Cosa può portare al suicidio in gioventù? Sempre di più sono i casi di studenti che sia in età scolare che nel percorso universitario hanno deciso di commettere un gesto estremo. In un recente report dell’Oms i casi di suicidio, soprattutto di adolescenti, rappresenta il 12% delle morti fra i 15 e i 29 anni.
Purtroppo non si trova mai una spiegazione a questo terribile atto che racchiude un enorme malessere. Partendo dalle storie di tutti coloro che hanno tentato il gesto estremo, ci accorgiamo del mancato coraggio di chiedere aiuto prima che sia troppo tardi.
In questa epoca di disorientamento, gli adulti devono proteggere le future generazioni da una società accusatoria e alienata, che non sa più dialogare né tanto meno ascoltare. Chi commette un suicidio esprime la sua incontenibile sofferenza causata da molteplici fattori. La fragilità assume così il volto più crudele e disperato.
Il caso di Chieti, insieme a tanti altri, precedenti e successivi, sono l’espressione di un fallimento personale e nello studio. Dobbiamo iniziare a prestare particolare attenzione a tutti questi studenti che vivono sotto pressione, tormentati dalla paura di fallire. Dobbiamo insegnare ai nostri alunni che non bisogna essere perfetti, perché il modello di eccellenza è un modello che uccide. Molti giovani contemporanei affogano in un disagio esistenziale perché si sentono costantemente minacciati dal giudizio di una società feroce che non salva nessuno.
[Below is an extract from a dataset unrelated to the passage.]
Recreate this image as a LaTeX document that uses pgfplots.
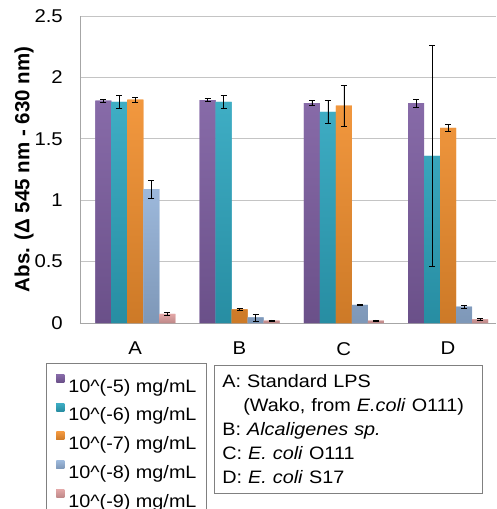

Questa pressione sociale porta gli studenti all’alienazione. I giovani sono costretti a tenere alta la loro reputazione emotiva e non hanno il coraggio di ammettere le proprie paure, mantenendo il proprio status quo. Eppure le urla mute diventano sempre più agonizzanti, tuttavia nessuno ammette la verità. I giovani gridano aiuto, ma tutti siamo diventati improvvisamente sordi e ciechi dinnanzi a questi fenomeni drammatici.
La scuola deve contribuire a ridurre i sentimenti d’insicurezza, angoscia, delusione. Insegniamo ai nostri alunni a percepire la propria fragilità senza vergogna e di non sentirsi mai inadeguati perché bisogna imparare a volersi bene, così come si è. Ogni essere umano deve avere la possibilità di esprimere liberamente il suo sé sociale senza paura del giudizio, senza la necessità di addentrarsi in una realtà virtuale come unico mezzo di relazione, senza la fissazione ossessiva e terrorizzata che una parte del proprio corpo sia mostruosa, abnorme e oggetto di disprezzo da parte degli altri (dismorfofobia).
L’adolescenza è un periodo molto delicato e fragile, in cui la gestione dei nuovi impulsi e delle forti emozioni travolge e irrompe nella mente dei ragazzi. Genitori e insegnanti devono pertanto iniziare a creare un rapporto “inverso”, basato su un equilibrio sano di responsabilizzazione per validare l’autostima che è alla base del processo di crescita. Questo è un grido di allarme, una richiesta d’aiuto, un lockdown nel processo evolutivo.
Dobbiamo intervenire in modo veloce e tempestivo per evitare che le loro paure si amplifichino, cercando di rispondere alle loro difficoltà. Dobbiamo leggere dai loro sguardi fuggenti il loro sentirsi inadeguati alla propria vita e alla quotidianità. Dobbiamo controllare le loro braccia per evitare episodi ripetuti di autolesionismo, dobbiamo accorgerci di episodi di eccessivo dimagrimento, dobbiamo osservare il loro senso di disperazione e il loro sentirsi “intrappolati “ e senza via d’uscita. Dobbiamo superare questo background culturale e cercare di intervenire con una forte sensibilizzazione, poiché la prevenzione e la gestione non sono di facile attualizzazione.
L’approccio più efficace risulta il lavoro di squadra d’insegnanti, medici, psicologi scolastici, infermieri e assistenti sociali, che lavorano in stretta collaborazione con i servizi territoriali. Restando sempre vigili, non dobbiamo mai sottovalutare questi segnali di “bombe silenziose” per proteggere i nostri giovani dalle “terribili messe in atto”.